Traded to the Mariners in the off-season after one disastrous season on the North Side, Bradley spoke with reporters before Seattle played the White Sox on Friday night at U.S. Cellular Field.

"God bless Seattle," said Bradley, who didn't play in the game due to a calf injury.

The controversial outfielder was asked about the difference playing in Seattle and Chicago, and Bradley managed to take another shot at the Cubs.

"The people and the media, because I've never had 10 people with a camera in my face in Seattle," he said. "This is about baseball. That's what we're trying to do. It's not about everything else. You know everywhere else, it's about everything else, a story.

"In Seattle, they care about winning baseball."

Bradley, who is batting .167 with 2 home runs and 10 RBI in 14 games with the Mariners, was later interviewed by Comcast SportsNet's Chuck Garfien.

"As a black man playing this game, I just don't feel like ... you know, the majority of the media is middle-aged white guys, so I don't think you can accurately construe what I have to say, or portray me as who I am, because you don't know," Bradley said. "You don't know where I come from, nobody has ever asked those questions. They just see what they see. I never carried a gun, I never hurt anybody, but I am made out to be something I'm not.

"I'm a nerd. I graduated with a 3.7 (grade point average) from high school. I got 1,120 on my SAT. I play Scrabble on my phone with (Seattle pitcher) Shawn Kelly in the bullpen. This is stuff people don't know. I'm as non-violent, non-threatening as they come."

Peavy breaks it down: Jake Peavy found plenty of positives even after allowing 7 runs on 7 hits and a career-high 7 walks over 41/3 innings in Thursday night's loss to Tampa Bay.

A day later, Peavy said he's made two major mechanical adjustments - dropping his arm slot way down and using more of his lower body.

"We looked at more video today and we are excited where we are headed and the possibility of things to come," said Peavy, who watched film with pitching coach Don Cooper. "I promise you there are better days ahead and I'm really excited about that. I can take the stuff I had last night and harness it. Absolutely."

Peavy has only one good start in four trips to the mound this season, and that came against the Indians at Cleveland last Saturday.

But even after allowing 2 runs in 71/3 innings against the Tribe, Peavy wasn't happy with his 90-mph fastball.

Against the Rays, he touched 95 mph and was consistently at 93-94.

"I'm excited about that," Peavy said. "(Thursday) night was the first time I felt like I had the stuff to take over the ballgame with, to have some of the games I've had in the past, the high strikeouts, low hits.

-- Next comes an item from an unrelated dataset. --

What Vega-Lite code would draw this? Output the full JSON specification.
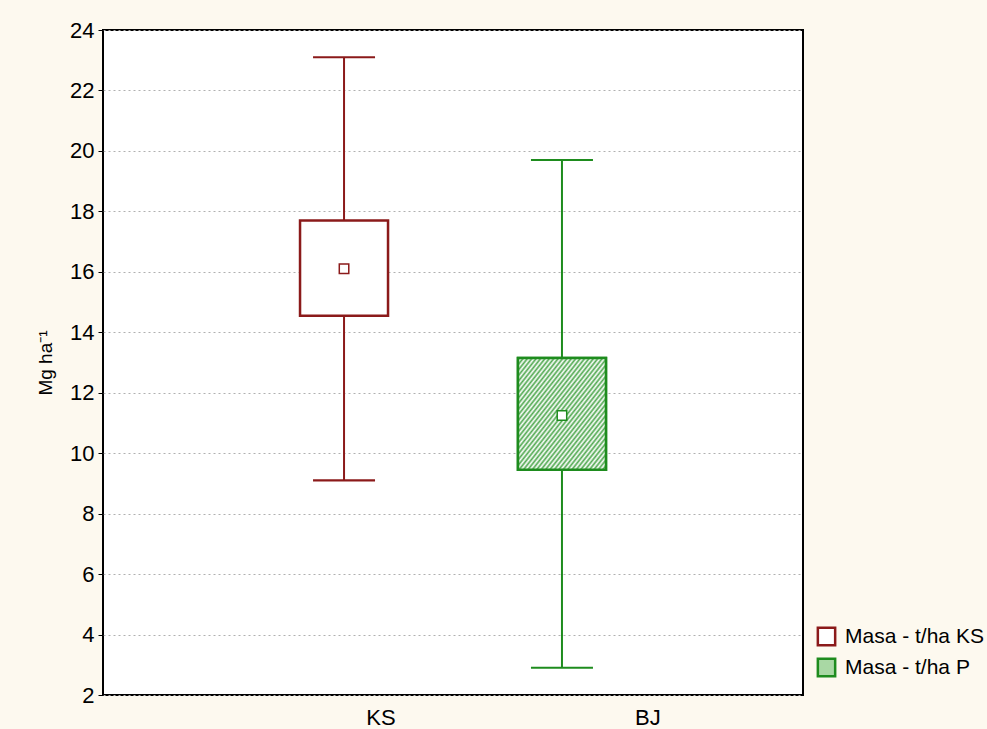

"It's what I'm used to being able to do. It's the first time in a while I've really felt like I've had that stuff and capability. When you don't have it, you try to figure out if it's health related. I can't say it was a small mechanical difference. The mechanics were quite a bit different than they have been earlier in the year."

Peavy said he's going to throw two bullpen sessions before his next start, Wednesday night at Texas, to get more comfortable with the mechanical changes.